RAC Exhibits Works on Paper by Painter Joan Brown

In 1958, the twenty-year-old Joan Beatty, about to marry, was ill and bedridden; art books provided by her fiancé, the painter Bill H. Brown, changed her life. She later recalled: "I'd never seen any of this stuff”—i.e., on Rembrandt, Goya, and Velasquez—“and I felt this tremendous surge of energy.” Enrolling at the California School of Fine Art, she was encouraged by her mentor, the painter Elmer Bischoff (later a colleague at UC Berkeley), to find her own artistic way, and she worked through Bay Area Figuration, beat and funk toward her mature style, which combines a refined lyricism with the kind of eccentric-outsider outlook which the Bay Area nurtures.

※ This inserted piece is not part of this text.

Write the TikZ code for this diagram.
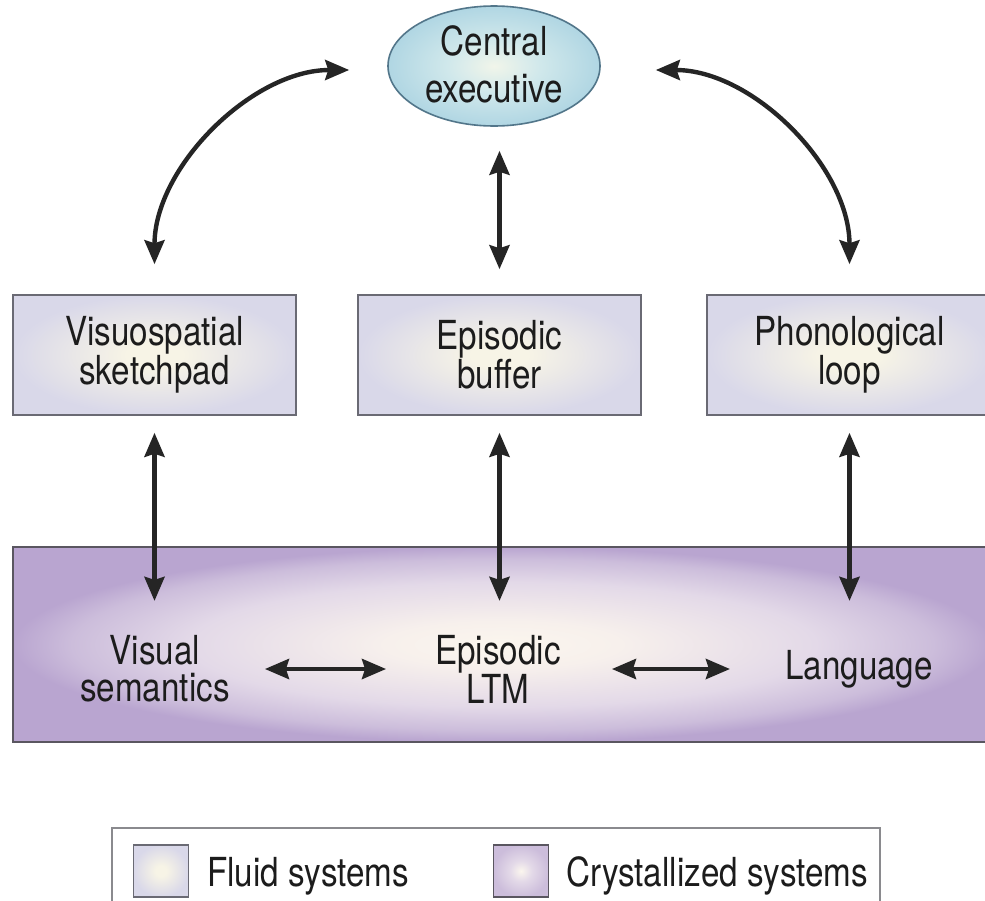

In San Francisco galleries in the 1970s and 1980s, Brown was, if not ubiquitous, at least highly visible; some of us young know-it-alls found her simplified drawing, flat modeling and bright colors a bit too easy to like, Matisse for the masses; and the autobiographical element too sweetly northern California and even New Age, Kahlo without the angst. However, when the painter died in 1990 at age fifty-two in an art-installation accident in India—she was a follower of Sathya Sai Baba—her thirty-four year long creative life assumed a retrospective gravitas that had always been in the work, just not foregrounded. You can see the depth of her emotion in the early Abstract Expressionist works of the late 1950s, caked and crusted with oil paint. The artist Wally Hedrick said of her: "There was the innocent child, sort of flowing through time, and there was the mature artist, and they just happened to be in the same body at different times." He also remembered Bischoff’s non-judgmental judgment: “I have this extraordinary student. She's either a genius or very simple.”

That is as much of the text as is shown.